In "Dead Ringers," the Mantles made a habit of switching identities, and both sleep with various women using that subterfuge. Their lascivious practice is challenged by an actress (Geneviève Bujold) who becomes deeply beloved by only one brother. The offset of priorities causes the strange, dark psychological balance between the twins to deteriorate.

Enemy vs. Dead Ringers

When Villeneuve was making "Enemy" in May of 2012, he was conscious of the comparison some might make between "Enemy" and "Dead Ringers." "Enemy" is also about a pair of identical men, although not explicitly brothers. Nevertheless, they become weirdly, psychically intertwined; they have common dreams, for instance. In an interview with Filmmaker Magazine, Villeneuve revealed that, in order to overcome what literary critic Harold Bloom referred to as The Anxiety of Influence, he rewatched "Dead Ringers" several times during production to avoid using any of the dynamics or visual tricks that Cronenberg had laid out in 1988: 

"In some ways, when you're doing a movie [today], it's very tough to make something new. Even when you think you are making something new, you find out later that somebody did it before you. It's very hard, very frustrating. Of course, we watched 'Dead Ringers' again."
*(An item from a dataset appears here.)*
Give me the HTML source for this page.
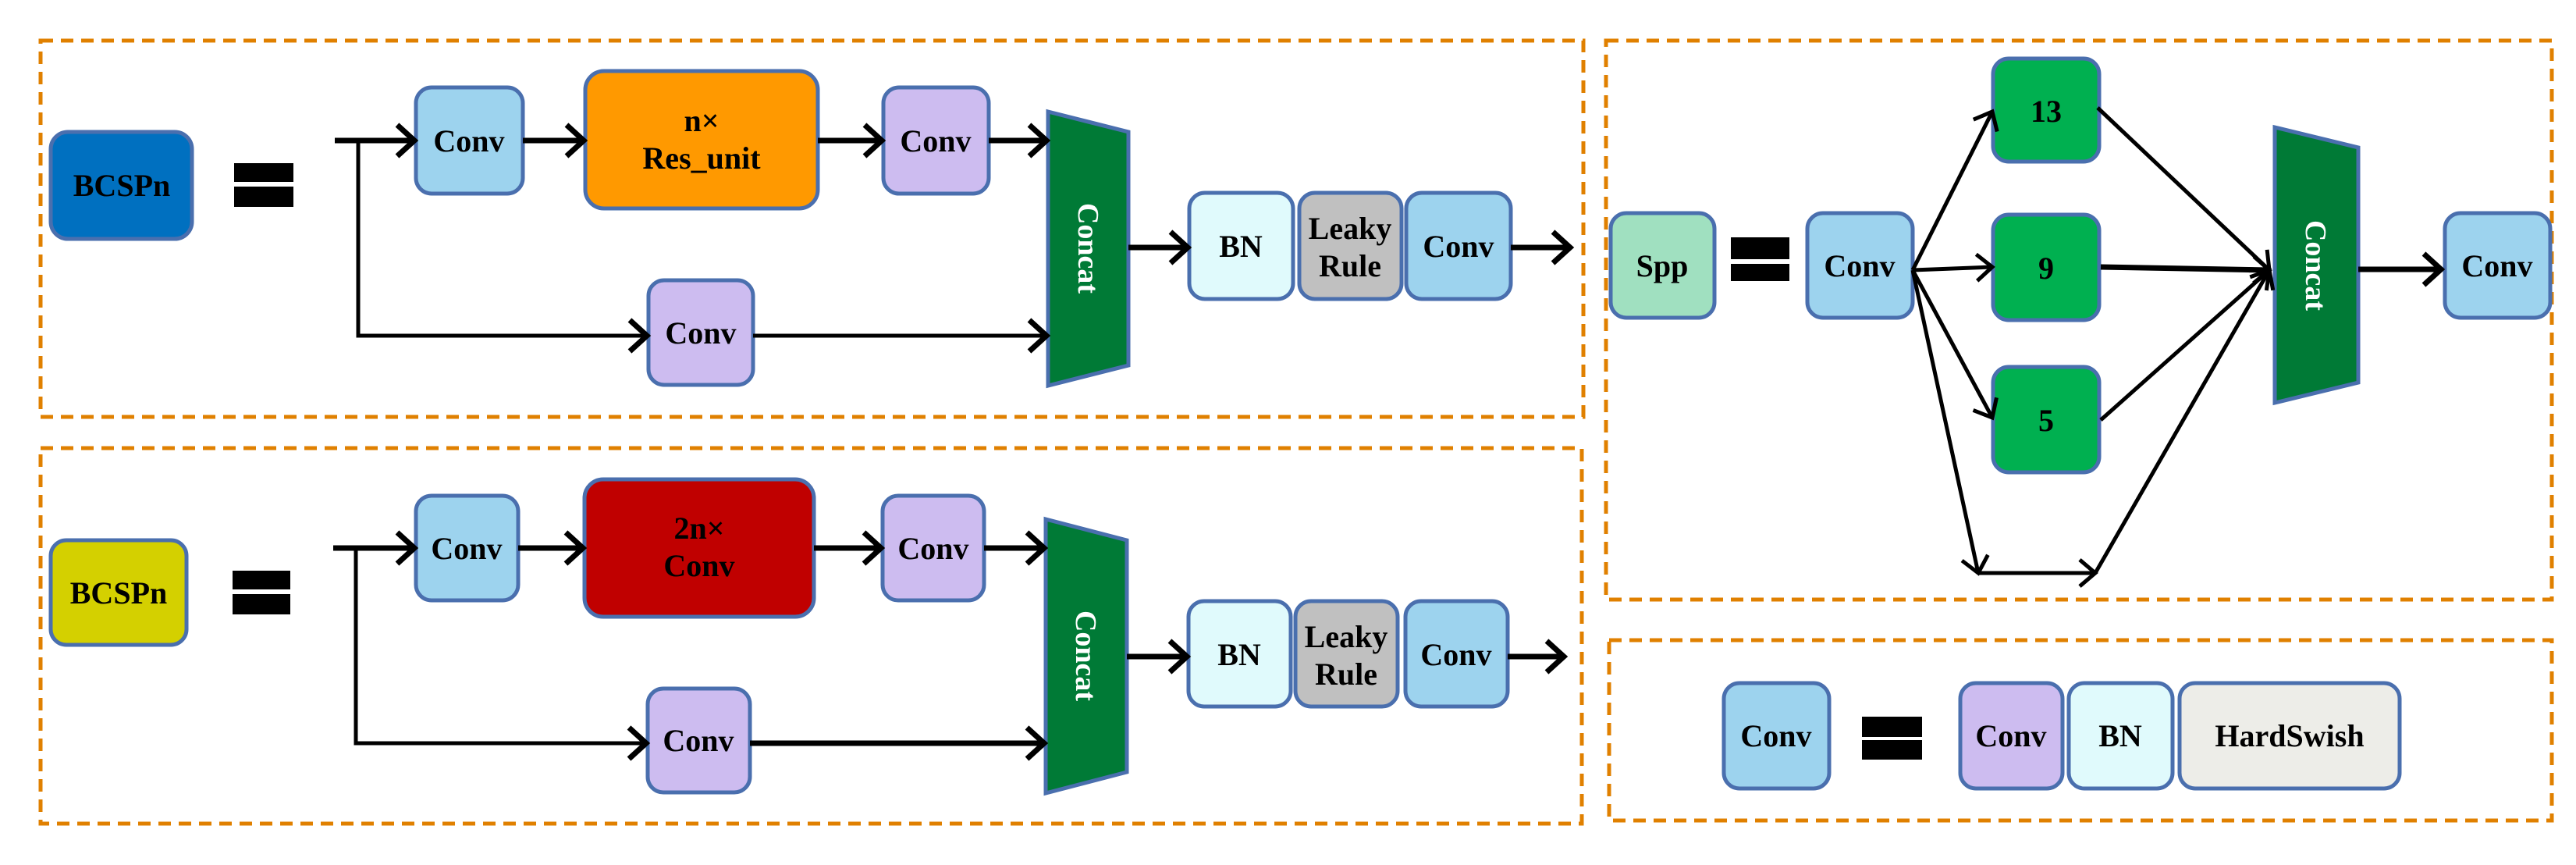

And Villeneuve was unnerved throughout the process. Not because he found he was imitating his predecessor, but because "Dead Ringers" is such a terse, emotionally confrontational movie. There's a reason you'll find it in the horror section of your local video store. 

"'Dead Ringers' is one of the most traumatic movies I've seen in my life. 'Dead Ringers' deals with that kind of strange exploration of intimacy as well, but from a different point of view."

Outrunning cliché

Villeneuve was also aware of stories about doppelgängers — indeed, the notion stretches back into most ancient mythologies in human culture. Several authors claim to have met their spouses' doppelgängers, or even their own; Percy Bysshe Shelley told his wife Mary Shelley that he met his own double shortly before his death, as Mary later wrote to a colleague. The doppelgänger story that comes closest to Villeneuve's "Enemy" is arguably Fyodor Dostoyevsky's 1946 novel "The Double," about a twin who represents a person's opposite and who exploits them and takes over their life. (Could that perhaps be a metaphor for the invasive nature of depression?)

Duplicates are such a common story trope that they show up in just about every Saturday morning cartoon at one point or another. ("Shoot him! He's the imposter!") Villeneuve was aware of these traditions, and talked about them in the interview: 

"And there are a lot of double-identity movies that are something of a cliché. What I tried to portray in the movie that I never saw before is the impact of seeing yourself be the bad guy — the strength and the fear of being in contact with yourself."

Denis Villeneuve's next film will be a double as well: The second part of "Dune."